Seed
The starting value that determines the sequence of numbers produced by a pseudo-random number generator.
The seed is the starting value that determines the sequence of numbers produced by a pseudo-random number generator. It is the single entry point of the whole mechanism: it, and it alone, fixes the entire sequence that will follow.
A telling image is to see the seed as the page number from which you would start reading a very large book that is already fully written. The content does not change, but the opening point determines everything you will discover next. Two people opening to the same page will read word for word the same story.
The behavior rests on a strict property: from the same seed, the generator always produces exactly the same sequence of numbers, in the same order. This is called reproducibility. Changing the seed, even by a single unit, on the other hand alters the whole sequence that follows. There is therefore no element of chance in the passage from seed to results: everything in it is determined.

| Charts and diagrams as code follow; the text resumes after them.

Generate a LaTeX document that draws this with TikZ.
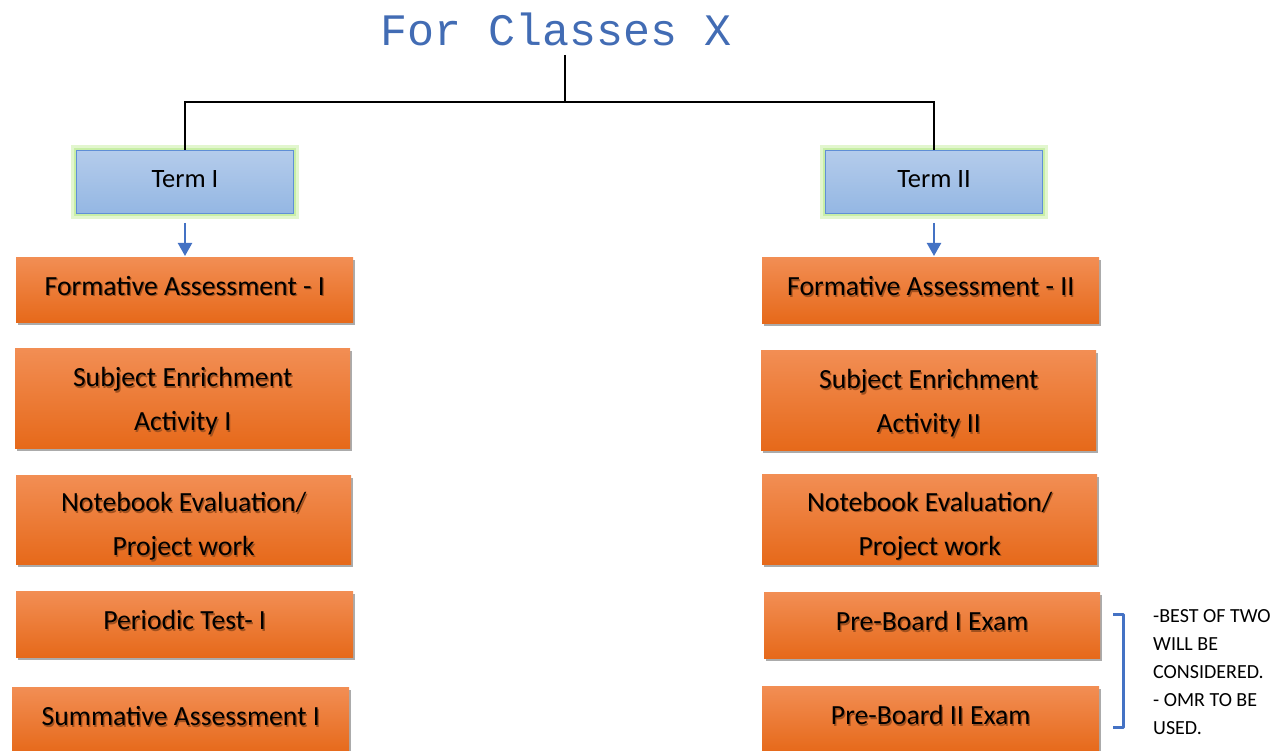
\documentclass[tikz,border=0pt]{standalone}
\usepackage{fontspec}
\setmainfont{Carlito}
\newfontfamily\titlefont{Liberation Mono}
\usetikzlibrary{shadows,arrows.meta}
\definecolor{titleblue}{RGB}{66,108,180}
\definecolor{orA}{RGB}{242,142,84}
\definecolor{orB}{RGB}{242,123,44}
\definecolor{orC}{RGB}{230,105,26}
\definecolor{blA}{RGB}{180,204,235}
\definecolor{blB}{RGB}{148,183,227}
\definecolor{blEdge}{RGB}{96,143,214}
\definecolor{glowA}{RGB}{226,246,206}
\definecolor{glowB}{RGB}{200,238,166}
\definecolor{arrowblue}{RGB}{68,114,196}
\definecolor{txtshadow}{RGB}{160,80,30}
\newcommand\shl[1]{\leavevmode\rlap{\hspace{1.3pt}\raisebox{-1.5pt}{\textcolor{txtshadow}{#1}}}#1}
\begin{document}
\begin{tikzpicture}[x=1pt,y=-1pt,
  orangebase/.style={anchor=north west, inner sep=0pt,
    font=\fontsize{27.7}{44}\selectfont, top color=orA, middle color=orB, bottom color=orC,
    draw=none,
    drop shadow={shadow xshift=1.5pt, shadow yshift=-3pt, fill=black!60, opacity=0.55}},
  orangebox/.style={orangebase, text depth=8.5pt},
  orangetwo/.style={orangebase, align=center},
  termbox/.style={anchor=north west, inner sep=0pt, minimum width=217pt, minimum height=63pt,
    font=\fontsize{26.5}{30}\selectfont, top color=blA, bottom color=blB, draw=blEdge, line width=1pt,
    text depth=5pt,
    preaction={draw=glowA, line width=11pt},
    preaction={draw=glowB, line width=5pt}},
  link/.style={draw=black, line width=1.4pt},
  downarrow/.style={draw=arrowblue, line width=2.2pt, -{Triangle[length=13pt,width=14pt]}, shorten <=9pt, shorten >=1pt}
]
\useasboundingbox (0,0) rectangle (1274,751);

% title
\node[anchor=base, inner sep=0pt, text=titleblue, font=\titlefont\fontsize{45}{50}\selectfont] (title) at (556,46) {For Classes X};
\coordinate (tb) at (565,55);
\coordinate (j) at (565,102);

% term boxes
\node[termbox] (t1) at (76,150) {Term I};
\node[termbox] (t2) at (825,150) {Term II};

% connectors
\draw[link] (tb) -- (j);
\draw[link] (t1.north) |- (j) -| (t2.north);

% left column
\node[orangebox, minimum width=337pt, minimum height=65pt] (l1) at (16,257) {\shl{Formative Assessment - I}};
\node[orangetwo, minimum width=335pt, minimum height=100pt] (l2) at (15,348) {\rule{0pt}{27pt}\shl{Subject Enrichment}\\\shl{Activity I}};
\node[orangetwo, minimum width=335pt, minimum height=89pt] (l3) at (16,475) {\rule{0pt}{34pt}\shl{Notebook Evaluation/}\\\shl{Project work}};
\node[orangebox, minimum width=337pt, minimum height=66pt] (l4) at (16,591) {\shl{Periodic Test- I}};
\node[orangebox, minimum width=337pt, minimum height=66pt] (l5) at (12,687) {\shl{Summative Assessment I}};

% right column
\node[orangebox, minimum width=337pt, minimum height=66pt] (r1) at (762,257) {\shl{Formative Assessment - II}};
\node[orangetwo, minimum width=335pt, minimum height=100pt] (r2) at (761,350) {\rule{0pt}{27pt}\shl{Subject Enrichment}\\\shl{Activity II}};
\node[orangetwo, minimum width=335pt, minimum height=90pt] (r3) at (762,474) {\rule{0pt}{34pt}\shl{Notebook Evaluation/}\\\shl{Project work}};
\node[orangebox, minimum width=336pt, minimum height=66pt] (r4) at (764,592) {\shl{Pre-Board I Exam}};
\node[orangebox, minimum width=337pt, minimum height=66pt] (r5) at (762,686) {\shl{Pre-Board II Exam}};

% arrows
\draw[downarrow] (t1.south) -- (l1.north -| t1.south);
\draw[downarrow] (t2.south) -- (r1.north -| t2.south);

% bracket
\coordinate (ba) at (1113,614);
\coordinate (bb) at (1123,614);
\coordinate (bc) at (1123,727);
\coordinate (bd) at (1113,727);
\draw[draw=arrowblue, line width=3pt, line join=round] (ba) -- (bb) -- (bc) -- (bd);

% note
\node[anchor=north west, inner sep=0pt, align=left, font=\fontsize{20}{28}\selectfont] (note) at (1153,609)
  {-BEST OF TWO\\WILL BE\\CONSIDERED.\\- OMR TO BE\\USED.};
\end{tikzpicture}
\end{document}
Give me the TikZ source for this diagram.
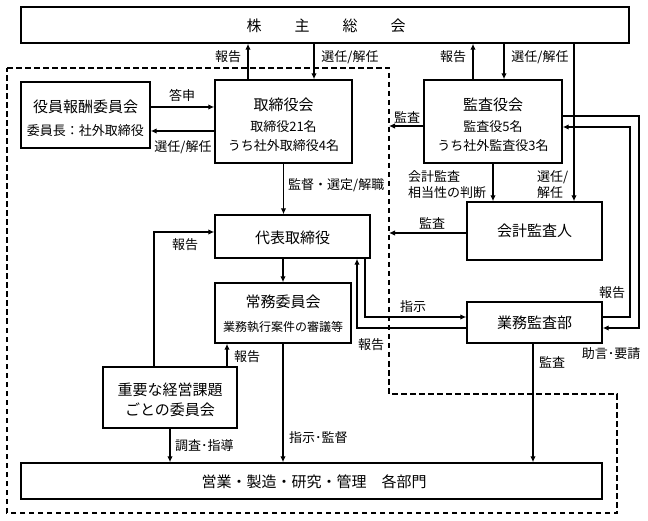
\documentclass[tikz,border=0pt]{standalone}
\usepackage{fontspec}
\newfontfamily\jp{Noto Sans CJK JP}
\usetikzlibrary{arrows.meta}
\begin{document}
\begin{tikzpicture}[x=1pt,y=-1pt,
  box/.style={draw, line width=1.4pt, rectangle, inner sep=0pt},
  ttl/.style={font=\jp\fontsize{15}{17}\selectfont, inner sep=0pt},
  sub/.style={font=\jp\fontsize{13}{15}\selectfont, inner sep=0pt},
  lbl/.style={font=\jp\fontsize{13}{15}\selectfont, inner sep=0pt},
  arr/.style={line width=1.2pt, -{Latex[length=6pt,width=5.5pt]}},
  dashbox/.style={line width=1.2pt, dash pattern=on 5.5pt off 3.5pt}]
\useasboundingbox (0,0) rectangle (648,521);
% dashed region
\draw[dashbox] (7,68) -- (389,68) -- (389,394) -- (617,394) -- (617,513) -- (7,513) -- cycle;
% boxes
\node[box, minimum width=608pt, minimum height=36pt] (top) at (325,25) {};
\node[box, minimum width=129pt, minimum height=66pt] (yakuin) at (85.5,115) {};
\node[box, minimum width=137pt, minimum height=83pt] (torikai) at (283.5,121.5) {};
\node[box, minimum width=138pt, minimum height=83pt] (kansa) at (493,121.5) {};
\node[box, minimum width=135pt, minimum height=58pt] (kaikei) at (534.5,231) {};
\node[box, minimum width=155pt, minimum height=43pt] (daihyo) at (292.5,236.5) {};
\node[box, minimum width=136pt, minimum height=60pt] (jomu) at (283,313) {};
\node[box, minimum width=135pt, minimum height=41pt] (gyomu) at (534.5,322.5) {};
\node[box, minimum width=134pt, minimum height=61pt] (juyo) at (170,397.5) {};
\node[box, minimum width=581pt, minimum height=36pt] (eigyo) at (311.5,481) {};
% box texts
\node[ttl] (t-top) at (326,26) {株\hspace{33pt}主\hspace{33pt}総\hspace{33pt}会};
\node[ttl] (t-yak1) at (85.5,107) {役員報酬委員会};
\node[sub] (t-yak2) at (85.5,131) {委員長：社外取締役};
\node[ttl] (t-tk1) at (283.5,105) {取締役会};
\node[sub] (t-tk2) at (283.5,127) {取締役21名};
\node[sub] (t-tk3) at (283.5,146) {うち社外取締役4名};
\node[ttl] (t-ks1) at (493,105) {監査役会};
\node[sub] (t-ks2) at (493,127) {監査役5名};
\node[sub] (t-ks3) at (493,146) {うち社外監査役3名};
\node[ttl] (t-kk) at (534.5,231) {会計監査人};
\node[ttl] (t-dh) at (292.5,238) {代表取締役};
\node[ttl] (t-jm1) at (283,302) {常務委員会};
\node[font=\jp\fontsize{12}{14}\selectfont, inner sep=0pt] (t-jm2) at (283,327) {業務執行案件の審議等};
\node[ttl] (t-gy) at (534.5,322.5) {業務監査部};
\node[ttl] (t-jy1) at (170,390) {重要な経営課題};
\node[ttl] (t-jy2) at (170,410) {ごとの委員会};
\node[ttl] (t-eg) at (314,482) {営業・製造・研究・管理　各部門};
% helper coordinates
\coordinate (d1) at (389,126);
\coordinate (d2) at (389,233);
\coordinate (xo) at (639,0);
\coordinate (xi) at (630,0);
% connectors
\draw[arr] ([xshift=-35.5pt]torikai.north) -- ([xshift=-35.5pt]torikai.north |- top.south);
\draw[arr] ([xshift=30.5pt]torikai.north |- top.south) -- ([xshift=30.5pt]torikai.north);
\draw[arr] ([xshift=-20pt]kansa.north) -- ([xshift=-20pt]kansa.north |- top.south);
\draw[arr] ([xshift=11pt]kansa.north |- top.south) -- ([xshift=11pt]kansa.north);
\draw[arr] ([xshift=39.5pt]kaikei.north |- top.south) -- ([xshift=39.5pt]kaikei.north);
\draw[arr] ([yshift=8pt]yakuin.east) -- ([yshift=8pt]yakuin.east -| torikai.west);
\draw[arr] ([yshift=-16pt]yakuin.east -| torikai.west) -- ([yshift=-16pt]yakuin.east);
\draw[arr] (torikai.south) -- (torikai.south |- daihyo.north);
\draw[arr] (kansa.west |- d1) -- (d1);
\draw[arr] (kaikei.west |- d2) -- (d2);
\draw[arr] (kansa.south) -- (kansa.south |- kaikei.north);
\draw[arr] (jomu.north |- daihyo.south) -- (jomu.north);
\draw[arr] ([xshift=72.5pt]daihyo.south) |- ([yshift=5.5pt]gyomu.west);
\draw[arr] ([yshift=-5.5pt]gyomu.west) -| ([xshift=64.5pt]daihyo.south);
\draw[arr] (jomu.south) -- (jomu.south |- eigyo.north);
\draw[arr] (juyo.south) -- (juyo.south |- eigyo.north);
\draw[arr] ([xshift=57pt]juyo.north) -- ([xshift=57pt]juyo.north |- jomu.south);
\draw[arr] ([xshift=-16pt]juyo.north) |- ([yshift=4.5pt]daihyo.west);
\draw[arr] ([xshift=-1.5pt]gyomu.south) -- ([xshift=-1.5pt]gyomu.south |- eigyo.north);
\draw[arr] ([yshift=5.5pt]kansa.east) -- ([yshift=5.5pt]kansa.east -| xo) -- ([yshift=-5.5pt]gyomu.east -| xo) -- ([yshift=-5.5pt]gyomu.east);
\draw[arr] ([yshift=5.5pt]gyomu.east) -- ([yshift=5.5pt]gyomu.east -| xi) -- ([yshift=-5.5pt]kansa.east -| xi) -- ([yshift=-5.5pt]kansa.east);
% labels
\node[lbl] (l1) at (228,57) {報告};
\node[lbl] (l2) at (350,57) {選任/解任};
\node[lbl] (l3) at (453,57) {報告};
\node[lbl] (l4) at (540,57) {選任/解任};
\node[lbl] (l5) at (182,95) {答申};
\node[lbl] (l6) at (183,147) {選任/解任};
\node[lbl, anchor=west] (l7) at (288,185) {監督・選定/解職};
\node[lbl] (l8) at (407,117) {監査};
\node[lbl] (l9) at (432,223) {監査};
\node[lbl, anchor=west] (l10) at (408,177) {会計監査};
\node[lbl, anchor=west] (l11) at (408,193) {相当性の判断};
\node[lbl, anchor=west] (l12) at (537,177) {選任/};
\node[lbl, anchor=west] (l13) at (537,193) {解任};
\node[lbl] (l14) at (185,245) {報告};
\node[lbl] (l15) at (413,307) {指示};
\node[lbl] (l16) at (371,345) {報告};
\node[lbl] (l17) at (247,357) {報告};
\node[lbl] (l18) at (612,293) {報告};
\node[lbl] (l19) at (611,354) {助言･要請};
\node[lbl] (l20) at (552,362) {監査};
\node[lbl, anchor=west] (l21) at (175,446) {調査･指導};
\node[lbl, anchor=west] (l22) at (289,438) {指示･監督};
\end{tikzpicture}
\end{document}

The misconception to correct would be to believe that the seed itself makes the draws unpredictable. It is not the seed that creates uncertainty, but the fact of choosing it in an unpredictable way. If you set a known seed, anyone can replay the sequence identically. To guarantee unpredictability, a variable seed is used instead, for example derived from the current instant, different at each launch.
This dual nature explains its usefulness on the site. A fixed seed serves to reproduce a draw in order to test or verify it; a variable seed serves to make each coin flip, each die, and each prize draw genuinely unpredictable from one time to the next.
Example
Two draws launched with the same seed give identical results; with different seeds, they differ.